| INSTRUCTION |
Start at the line holding "Rebuild this chart", stop at the line holding "const textLeft = [266, 363, 451, 513, 623];", and repeat those lines exactly, both ends included; skip the pictures.

****************************************

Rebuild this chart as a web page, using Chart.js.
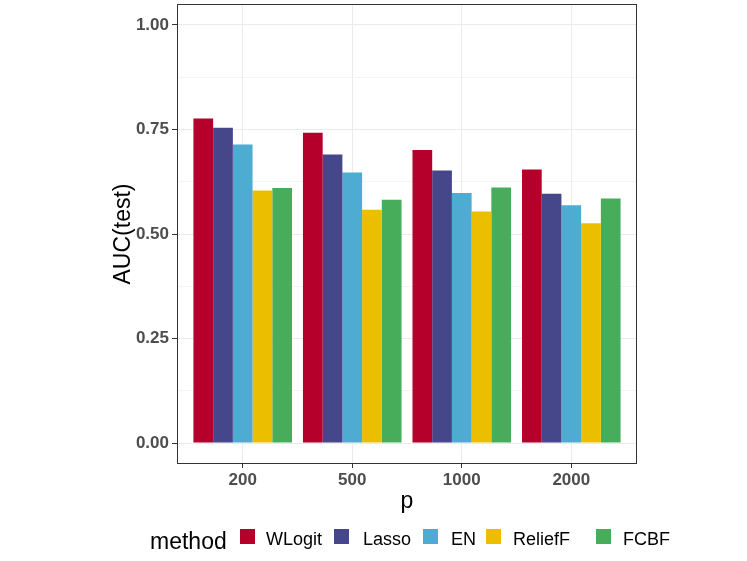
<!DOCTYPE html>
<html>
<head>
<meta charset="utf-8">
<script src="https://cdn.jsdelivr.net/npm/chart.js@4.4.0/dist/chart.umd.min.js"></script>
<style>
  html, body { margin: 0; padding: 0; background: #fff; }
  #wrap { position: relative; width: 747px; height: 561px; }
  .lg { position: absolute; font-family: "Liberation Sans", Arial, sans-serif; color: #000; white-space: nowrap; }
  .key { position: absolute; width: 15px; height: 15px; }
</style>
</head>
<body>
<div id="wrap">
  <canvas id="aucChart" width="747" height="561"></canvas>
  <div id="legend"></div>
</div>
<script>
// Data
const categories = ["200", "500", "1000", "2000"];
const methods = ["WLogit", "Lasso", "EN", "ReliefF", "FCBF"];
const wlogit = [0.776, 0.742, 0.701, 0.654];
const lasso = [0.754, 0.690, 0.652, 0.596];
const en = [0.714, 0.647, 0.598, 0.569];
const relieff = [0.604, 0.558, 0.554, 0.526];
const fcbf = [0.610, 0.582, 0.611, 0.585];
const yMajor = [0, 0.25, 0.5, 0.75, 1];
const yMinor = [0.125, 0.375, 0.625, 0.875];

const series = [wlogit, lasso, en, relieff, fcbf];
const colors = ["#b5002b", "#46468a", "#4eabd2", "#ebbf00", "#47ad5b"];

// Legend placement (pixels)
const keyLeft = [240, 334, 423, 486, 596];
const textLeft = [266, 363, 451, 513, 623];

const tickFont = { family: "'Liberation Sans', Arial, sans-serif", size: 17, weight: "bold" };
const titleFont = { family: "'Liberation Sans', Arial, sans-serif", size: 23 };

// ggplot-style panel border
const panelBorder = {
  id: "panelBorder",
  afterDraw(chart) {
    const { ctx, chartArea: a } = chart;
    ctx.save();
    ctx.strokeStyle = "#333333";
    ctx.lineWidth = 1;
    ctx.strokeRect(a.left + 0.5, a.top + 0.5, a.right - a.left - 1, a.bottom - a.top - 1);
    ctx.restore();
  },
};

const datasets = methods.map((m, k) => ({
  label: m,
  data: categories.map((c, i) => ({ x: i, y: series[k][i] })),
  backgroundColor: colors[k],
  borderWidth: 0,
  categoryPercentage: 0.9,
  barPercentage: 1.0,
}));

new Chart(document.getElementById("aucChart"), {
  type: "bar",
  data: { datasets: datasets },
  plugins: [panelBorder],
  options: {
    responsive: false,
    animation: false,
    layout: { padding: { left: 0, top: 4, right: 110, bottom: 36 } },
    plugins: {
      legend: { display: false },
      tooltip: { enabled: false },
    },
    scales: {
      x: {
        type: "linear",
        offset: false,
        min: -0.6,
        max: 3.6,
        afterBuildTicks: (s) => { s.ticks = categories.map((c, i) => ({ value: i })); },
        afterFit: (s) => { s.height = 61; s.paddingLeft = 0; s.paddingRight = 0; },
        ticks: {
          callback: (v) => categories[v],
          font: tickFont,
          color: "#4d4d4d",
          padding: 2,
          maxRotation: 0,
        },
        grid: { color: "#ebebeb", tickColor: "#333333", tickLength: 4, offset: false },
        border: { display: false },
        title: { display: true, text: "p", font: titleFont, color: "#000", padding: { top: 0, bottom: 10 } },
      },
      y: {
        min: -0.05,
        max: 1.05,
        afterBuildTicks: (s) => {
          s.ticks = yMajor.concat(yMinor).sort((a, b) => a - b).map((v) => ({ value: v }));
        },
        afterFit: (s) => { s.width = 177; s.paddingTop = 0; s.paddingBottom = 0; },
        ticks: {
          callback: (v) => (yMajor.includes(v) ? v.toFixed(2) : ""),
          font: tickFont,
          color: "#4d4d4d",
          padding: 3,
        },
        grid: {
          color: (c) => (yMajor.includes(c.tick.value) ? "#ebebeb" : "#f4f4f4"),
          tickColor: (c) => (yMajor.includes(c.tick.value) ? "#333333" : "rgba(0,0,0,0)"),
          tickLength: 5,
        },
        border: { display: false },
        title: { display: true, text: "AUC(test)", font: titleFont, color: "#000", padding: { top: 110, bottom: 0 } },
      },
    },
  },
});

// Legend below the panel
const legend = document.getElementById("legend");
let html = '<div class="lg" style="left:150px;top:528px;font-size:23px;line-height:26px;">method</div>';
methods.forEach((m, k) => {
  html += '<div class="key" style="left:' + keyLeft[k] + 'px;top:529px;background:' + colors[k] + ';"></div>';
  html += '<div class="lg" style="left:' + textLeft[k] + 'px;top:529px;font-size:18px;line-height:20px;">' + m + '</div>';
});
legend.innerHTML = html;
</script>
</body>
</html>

****************************************

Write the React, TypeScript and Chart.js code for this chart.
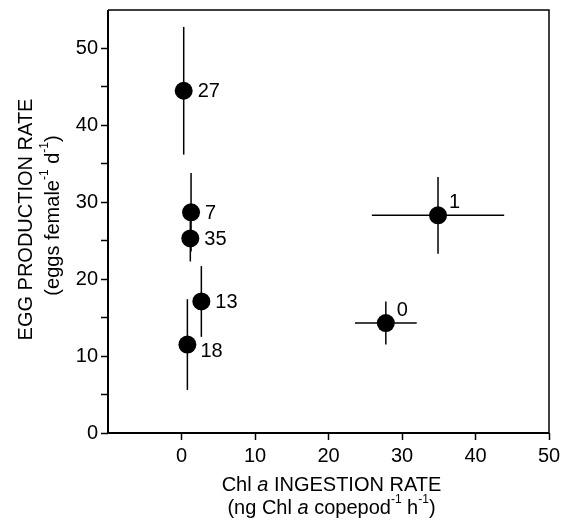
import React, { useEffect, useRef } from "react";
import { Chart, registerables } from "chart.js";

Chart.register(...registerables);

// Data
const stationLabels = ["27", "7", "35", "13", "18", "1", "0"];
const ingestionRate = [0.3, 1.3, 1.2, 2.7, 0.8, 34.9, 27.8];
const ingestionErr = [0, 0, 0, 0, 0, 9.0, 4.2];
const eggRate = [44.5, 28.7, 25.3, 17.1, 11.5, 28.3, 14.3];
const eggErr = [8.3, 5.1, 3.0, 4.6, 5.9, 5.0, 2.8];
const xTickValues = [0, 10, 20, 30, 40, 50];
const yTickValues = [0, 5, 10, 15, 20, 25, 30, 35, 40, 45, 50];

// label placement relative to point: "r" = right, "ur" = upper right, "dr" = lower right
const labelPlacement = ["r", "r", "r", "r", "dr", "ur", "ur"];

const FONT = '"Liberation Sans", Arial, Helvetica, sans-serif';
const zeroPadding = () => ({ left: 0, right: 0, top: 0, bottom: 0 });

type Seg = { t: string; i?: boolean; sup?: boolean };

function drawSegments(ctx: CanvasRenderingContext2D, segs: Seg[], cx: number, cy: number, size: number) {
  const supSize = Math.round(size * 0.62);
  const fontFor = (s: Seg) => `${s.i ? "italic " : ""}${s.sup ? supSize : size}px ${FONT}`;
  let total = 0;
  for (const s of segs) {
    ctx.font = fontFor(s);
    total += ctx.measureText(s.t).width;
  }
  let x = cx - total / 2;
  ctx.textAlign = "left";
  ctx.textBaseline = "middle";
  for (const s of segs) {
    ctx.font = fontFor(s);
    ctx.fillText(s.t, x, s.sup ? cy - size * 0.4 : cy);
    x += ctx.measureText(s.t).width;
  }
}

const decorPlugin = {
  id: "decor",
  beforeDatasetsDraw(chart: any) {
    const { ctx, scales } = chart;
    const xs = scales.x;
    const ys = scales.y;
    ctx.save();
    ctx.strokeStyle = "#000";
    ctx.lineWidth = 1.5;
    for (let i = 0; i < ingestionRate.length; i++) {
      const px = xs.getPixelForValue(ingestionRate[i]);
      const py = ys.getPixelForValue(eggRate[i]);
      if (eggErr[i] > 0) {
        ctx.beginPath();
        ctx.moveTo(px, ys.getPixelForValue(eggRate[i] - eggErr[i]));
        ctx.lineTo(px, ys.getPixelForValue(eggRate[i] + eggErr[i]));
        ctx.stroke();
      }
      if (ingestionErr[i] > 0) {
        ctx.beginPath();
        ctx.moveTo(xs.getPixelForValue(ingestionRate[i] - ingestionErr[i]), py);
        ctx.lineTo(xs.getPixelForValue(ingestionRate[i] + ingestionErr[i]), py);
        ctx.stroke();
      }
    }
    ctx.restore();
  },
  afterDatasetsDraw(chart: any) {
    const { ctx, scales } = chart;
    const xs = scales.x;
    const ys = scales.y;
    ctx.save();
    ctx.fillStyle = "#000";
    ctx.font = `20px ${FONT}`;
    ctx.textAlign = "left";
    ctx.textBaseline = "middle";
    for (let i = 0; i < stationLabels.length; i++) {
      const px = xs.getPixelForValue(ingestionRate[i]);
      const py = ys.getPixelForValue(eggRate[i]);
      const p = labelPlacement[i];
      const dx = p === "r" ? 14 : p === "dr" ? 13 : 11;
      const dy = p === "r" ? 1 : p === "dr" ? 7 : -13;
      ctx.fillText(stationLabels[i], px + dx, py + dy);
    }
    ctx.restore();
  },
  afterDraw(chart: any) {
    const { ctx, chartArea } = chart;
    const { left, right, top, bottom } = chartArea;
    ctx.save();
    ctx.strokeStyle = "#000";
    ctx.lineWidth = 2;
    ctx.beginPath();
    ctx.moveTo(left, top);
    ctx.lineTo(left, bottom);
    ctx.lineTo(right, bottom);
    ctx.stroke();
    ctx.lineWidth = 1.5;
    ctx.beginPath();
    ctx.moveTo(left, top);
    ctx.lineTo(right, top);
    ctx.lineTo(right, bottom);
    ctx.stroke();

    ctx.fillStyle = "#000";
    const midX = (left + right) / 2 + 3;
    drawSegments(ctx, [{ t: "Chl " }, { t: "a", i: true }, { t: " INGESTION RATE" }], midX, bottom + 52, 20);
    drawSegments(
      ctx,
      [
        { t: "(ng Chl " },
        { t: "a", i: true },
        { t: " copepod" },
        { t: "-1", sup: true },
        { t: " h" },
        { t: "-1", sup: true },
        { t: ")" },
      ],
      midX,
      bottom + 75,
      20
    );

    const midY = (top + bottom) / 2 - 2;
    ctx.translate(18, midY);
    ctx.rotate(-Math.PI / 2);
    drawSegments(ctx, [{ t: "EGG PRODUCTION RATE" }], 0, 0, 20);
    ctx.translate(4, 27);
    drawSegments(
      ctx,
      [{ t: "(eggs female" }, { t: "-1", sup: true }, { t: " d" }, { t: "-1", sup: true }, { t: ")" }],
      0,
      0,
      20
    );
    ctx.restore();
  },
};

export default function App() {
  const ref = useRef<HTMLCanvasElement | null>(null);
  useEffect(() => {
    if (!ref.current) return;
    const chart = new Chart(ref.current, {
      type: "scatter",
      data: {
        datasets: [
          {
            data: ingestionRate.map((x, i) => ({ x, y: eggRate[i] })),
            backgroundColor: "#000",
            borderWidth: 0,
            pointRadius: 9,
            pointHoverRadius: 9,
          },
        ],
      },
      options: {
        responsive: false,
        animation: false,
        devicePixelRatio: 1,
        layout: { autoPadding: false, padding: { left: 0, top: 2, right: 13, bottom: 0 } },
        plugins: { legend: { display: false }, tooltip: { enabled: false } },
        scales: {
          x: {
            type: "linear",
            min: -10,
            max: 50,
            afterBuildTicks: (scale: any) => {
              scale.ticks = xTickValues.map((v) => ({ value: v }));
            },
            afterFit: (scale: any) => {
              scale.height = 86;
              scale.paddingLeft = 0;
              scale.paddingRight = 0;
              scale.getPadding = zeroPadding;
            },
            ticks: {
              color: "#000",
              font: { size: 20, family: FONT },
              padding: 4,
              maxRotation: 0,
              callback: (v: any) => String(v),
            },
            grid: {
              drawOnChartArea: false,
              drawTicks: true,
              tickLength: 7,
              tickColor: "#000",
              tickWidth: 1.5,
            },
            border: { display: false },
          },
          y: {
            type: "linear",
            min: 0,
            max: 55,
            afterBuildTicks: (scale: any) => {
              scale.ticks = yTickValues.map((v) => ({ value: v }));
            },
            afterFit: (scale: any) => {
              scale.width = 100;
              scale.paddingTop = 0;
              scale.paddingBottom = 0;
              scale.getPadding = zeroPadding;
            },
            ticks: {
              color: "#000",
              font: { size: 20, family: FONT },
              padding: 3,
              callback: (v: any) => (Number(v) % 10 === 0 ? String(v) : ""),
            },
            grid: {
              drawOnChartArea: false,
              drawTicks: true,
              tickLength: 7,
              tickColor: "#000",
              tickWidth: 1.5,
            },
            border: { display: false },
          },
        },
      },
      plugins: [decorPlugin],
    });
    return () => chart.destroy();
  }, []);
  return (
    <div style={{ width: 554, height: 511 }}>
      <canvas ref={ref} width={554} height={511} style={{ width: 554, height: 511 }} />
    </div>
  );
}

****************************************

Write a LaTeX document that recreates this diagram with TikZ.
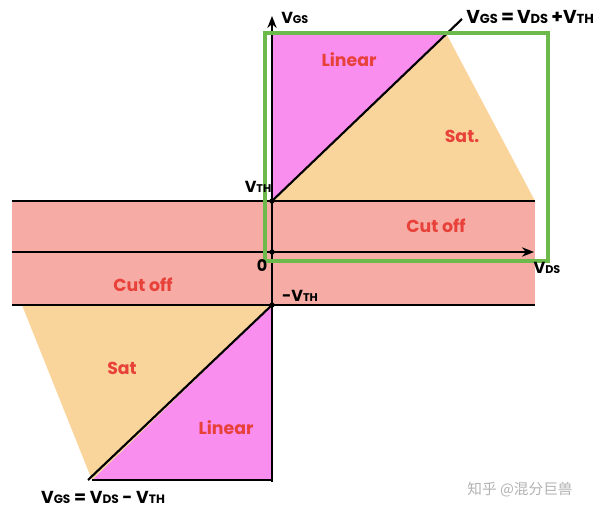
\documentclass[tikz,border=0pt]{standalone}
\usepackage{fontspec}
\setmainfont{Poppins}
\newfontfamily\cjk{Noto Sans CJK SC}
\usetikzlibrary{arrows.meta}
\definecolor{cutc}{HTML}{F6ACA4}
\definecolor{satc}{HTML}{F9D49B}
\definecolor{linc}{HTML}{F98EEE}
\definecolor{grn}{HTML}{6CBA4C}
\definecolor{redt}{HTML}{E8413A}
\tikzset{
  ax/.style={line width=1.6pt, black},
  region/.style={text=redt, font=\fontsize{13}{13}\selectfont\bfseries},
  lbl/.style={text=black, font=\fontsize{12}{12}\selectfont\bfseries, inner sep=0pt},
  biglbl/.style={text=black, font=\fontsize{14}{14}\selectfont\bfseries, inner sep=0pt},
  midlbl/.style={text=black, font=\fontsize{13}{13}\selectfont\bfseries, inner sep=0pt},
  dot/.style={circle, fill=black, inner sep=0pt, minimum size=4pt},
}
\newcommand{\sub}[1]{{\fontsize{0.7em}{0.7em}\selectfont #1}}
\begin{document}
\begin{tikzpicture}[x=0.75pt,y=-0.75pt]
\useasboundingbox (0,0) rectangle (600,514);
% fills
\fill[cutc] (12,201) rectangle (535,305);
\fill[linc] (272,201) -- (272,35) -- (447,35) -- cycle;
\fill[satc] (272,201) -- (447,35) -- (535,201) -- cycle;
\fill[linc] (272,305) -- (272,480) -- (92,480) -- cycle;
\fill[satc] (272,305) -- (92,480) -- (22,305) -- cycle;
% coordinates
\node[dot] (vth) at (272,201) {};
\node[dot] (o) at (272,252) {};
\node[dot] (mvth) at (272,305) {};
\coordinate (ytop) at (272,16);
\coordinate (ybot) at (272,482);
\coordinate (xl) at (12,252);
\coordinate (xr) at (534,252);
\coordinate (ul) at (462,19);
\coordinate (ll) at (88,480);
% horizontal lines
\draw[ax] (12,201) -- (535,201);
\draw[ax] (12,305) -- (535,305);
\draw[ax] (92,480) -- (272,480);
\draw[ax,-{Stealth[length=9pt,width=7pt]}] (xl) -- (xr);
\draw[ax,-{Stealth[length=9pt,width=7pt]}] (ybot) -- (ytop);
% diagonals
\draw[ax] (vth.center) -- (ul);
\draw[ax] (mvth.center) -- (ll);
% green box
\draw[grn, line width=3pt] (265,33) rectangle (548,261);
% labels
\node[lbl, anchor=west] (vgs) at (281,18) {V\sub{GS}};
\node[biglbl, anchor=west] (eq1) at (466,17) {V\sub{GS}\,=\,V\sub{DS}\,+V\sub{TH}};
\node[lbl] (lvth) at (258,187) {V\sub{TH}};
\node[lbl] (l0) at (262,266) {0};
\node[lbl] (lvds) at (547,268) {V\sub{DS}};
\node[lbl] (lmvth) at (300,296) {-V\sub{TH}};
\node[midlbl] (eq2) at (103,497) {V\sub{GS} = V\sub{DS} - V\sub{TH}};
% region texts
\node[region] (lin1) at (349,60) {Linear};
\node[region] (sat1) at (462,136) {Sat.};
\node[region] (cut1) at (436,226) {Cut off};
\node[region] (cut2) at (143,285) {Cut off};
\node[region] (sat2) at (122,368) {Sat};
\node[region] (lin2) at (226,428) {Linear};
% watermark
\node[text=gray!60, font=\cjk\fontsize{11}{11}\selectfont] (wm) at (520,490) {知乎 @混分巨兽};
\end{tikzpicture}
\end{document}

****************************************

| RESULT OF THE EXERCISE |
Rebuild this chart as a web page, using Chart.js.
<!DOCTYPE html>
<html>
<head>
<meta charset="utf-8">
<script src="https://cdn.jsdelivr.net/npm/chart.js@4.4.0/dist/chart.umd.min.js"></script>
<style>
  html, body { margin: 0; padding: 0; background: #fff; }
  #wrap { position: relative; width: 747px; height: 561px; }
  .lg { position: absolute; font-family: "Liberation Sans", Arial, sans-serif; color: #000; white-space: nowrap; }
  .key { position: absolute; width: 15px; height: 15px; }
</style>
</head>
<body>
<div id="wrap">
  <canvas id="aucChart" width="747" height="561"></canvas>
  <div id="legend"></div>
</div>
<script>
// Data
const categories = ["200", "500", "1000", "2000"];
const methods = ["WLogit", "Lasso", "EN", "ReliefF", "FCBF"];
const wlogit = [0.776, 0.742, 0.701, 0.654];
const lasso = [0.754, 0.690, 0.652, 0.596];
const en = [0.714, 0.647, 0.598, 0.569];
const relieff = [0.604, 0.558, 0.554, 0.526];
const fcbf = [0.610, 0.582, 0.611, 0.585];
const yMajor = [0, 0.25, 0.5, 0.75, 1];
const yMinor = [0.125, 0.375, 0.625, 0.875];

const series = [wlogit, lasso, en, relieff, fcbf];
const colors = ["#b5002b", "#46468a", "#4eabd2", "#ebbf00", "#47ad5b"];

// Legend placement (pixels)
const keyLeft = [240, 334, 423, 486, 596];
const textLeft = [266, 363, 451, 513, 623];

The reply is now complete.